16 Awe-inspiring Visual Imagery by Paul Henderson (Rise Design Studio)

16 Awe-inspiring Visual Imagery by Paul Henderson (Rise Design Studio)
16 Awe-inspiring Visual Imagery by Paul Henderson (Rise Design Studio)

What is a typical day like for you?

This is an interesting question, as I don't have too many typical days! Although as a freelancer I hope this is somewhat understandable :) I am a night person so I generally wake up around 11am. Much to my chagrin I immediately fire out of bed and dig into emails and phone messages. Which as you can imagine have likely piled up by this time of day! I handle all my immediate points of contact and then get some food in my stomach. After this I sit down for a bit of meditation. Generally I would also throw a work out in here, but for the time being I am in a bit of a transitional phase as far as locale, so I am letting my body go to crap while I focus on nothing but work! Hence the remainder of the day is spent taking calls, writing emails, and sending contracts, amidst a host of other boring type admin tasks. In between all this nonsense I try to throw in what little actual creative work I can, until the evening rolls around everyone else gets off of work and I can get down to the good stuff. I generally do all my actual design and art work in the evening and at night, and try to wrap up the client work around 11 or midnight so I can spend the next few hours riffing on personal stuff. I try to paint for a couple hours every day, but if I don't have the energy I plop my butt down and work on some digital stuff just to keep the creative gears engaged. I hit the sack around 3am and prepare to do it all over again the next day! In my spare time, if I have any, I try to hit art openings, museums, and bookstores where I can soak as much more art as possible. So more or less if I am not doing art, talking about art, reading about art, or learning about art I am probably asleep.
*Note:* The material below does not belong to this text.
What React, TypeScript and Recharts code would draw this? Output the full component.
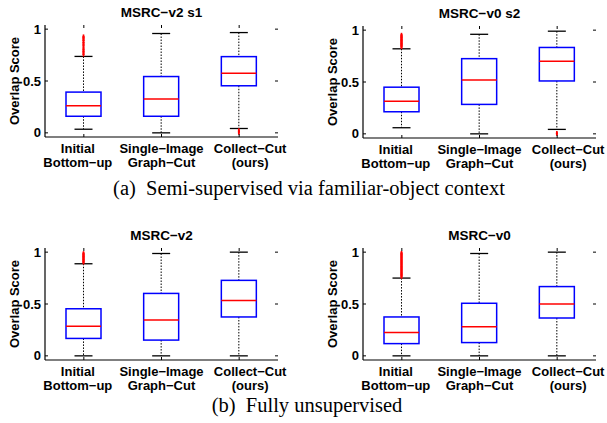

What inspires and motivates you to create an image?

Tough question as I think that can vary quite a bit on any given day. But more often then not I would say what inspires me is the work of other artists... and what motivates me is the creative process itself. We live in an interesting time where we have immediate access to so much incredible creative work... I feel as though now more than ever, someone's art can barely be categorized as an individual creation. Consciously or sub consciously we are all taking in unfathomable amounts of information and imagery everyday. Our art and our creative expressions cannot help but be affected and impacted by that significantly. I often think so much of what I create really isn't an expression of myself, but more an expression of the collective. I am just channeling everything I have taken in over the years... and through the creative process attempting in some mysterious way to unpack it. That brings me to the second part of this question and the subject of motivation. The creative process for me is an incredibly exciting engagement and a point of motivation in and of itself, because I never know what I am going to get. Even when I do go into a project or piece with an extremely specific end goal in mind (which is rare), it always takes an unforeseen turn somewhere, and it is truly a rare occasion when I come up with anything even remotely resembles my initial ideas. This is extremely motivating because it makes creating something such a mystical and mysterious act. You engage with a subject, vision, feeling, or archetype you want to express in some way and through just the simple act of attempting to do so you encounter all kinds of interesting problems, trials, dilemmas, choices, decisions, and solutions along the way. And in the end its the choices you make that give your art its own character and its own particular style. This is really what makes art and the process of creating so gratifying to me.